Cherethites and the Pelethites.2 Samuel 8:18. The royal body-guard, for which office Oriental kings have always employed foreign mercenaries. Josephus calls them the body-guard (Antiq. vii. 5, § 4). The names are tribal in form, and as the Cherethites recur (Ezekiel 25:16; Zephaniah 2:5) in connection with the Philistines (comp. 1 Samuel 30:14), and the name Pelethites resembles that of Philistines, it is natural to assumo that David’s guard was recruited from two Philistine tribes. (Comp. 2 Samuel 15:18, where the Cherethites and Pelethites are mentioned along with a corps of Gittites.) The Targum of Samuel, and Syriac and Arabic of Chronicles, render “archers and slingers.”

Chief about the king. — Heb., the first at the king’s hand, or side, a paraphrase of what we read in Samuel: “were chief rulers” (kôhănîm).

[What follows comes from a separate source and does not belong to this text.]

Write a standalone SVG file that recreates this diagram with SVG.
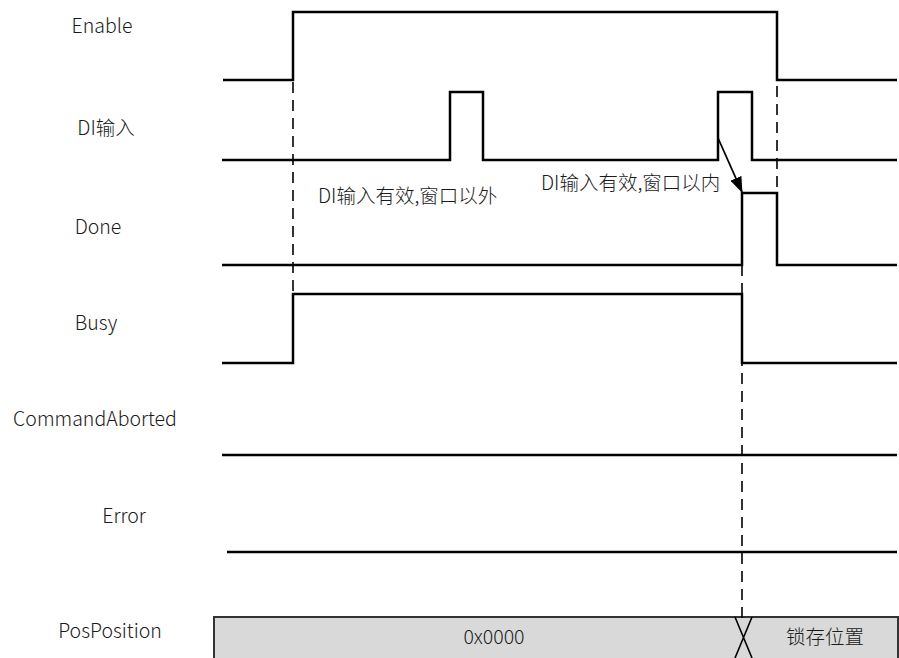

Kôhănîm is the common and only word for “priests,” and has just occurred in that sense (1 Chronicles 18:16). In 1 Kings 4:5, as well as here, the term is said to denote not a sacerdotal, but a secular “minister.” But this theory seems to be opposed to the facts of history. Under the monarchy the priests were brought into close relations with the king, owing to their judicial duties; and the chief priest of a royal sanctuary became one of the great officials of state (Amos 7:11; Amos 7:13). Such a position would be of sufficient importance to be filled by the princes of the blood. The chronicler, writing from the point of view of a later age, has substituted for the original term a phrase that would not offend contemporary feeling. In Samuel the LXX. renders “chief courtiers;” the other versions have “magnates,” except the Vulg., which has “priests.” Syriac of Chronicles, “magnates.”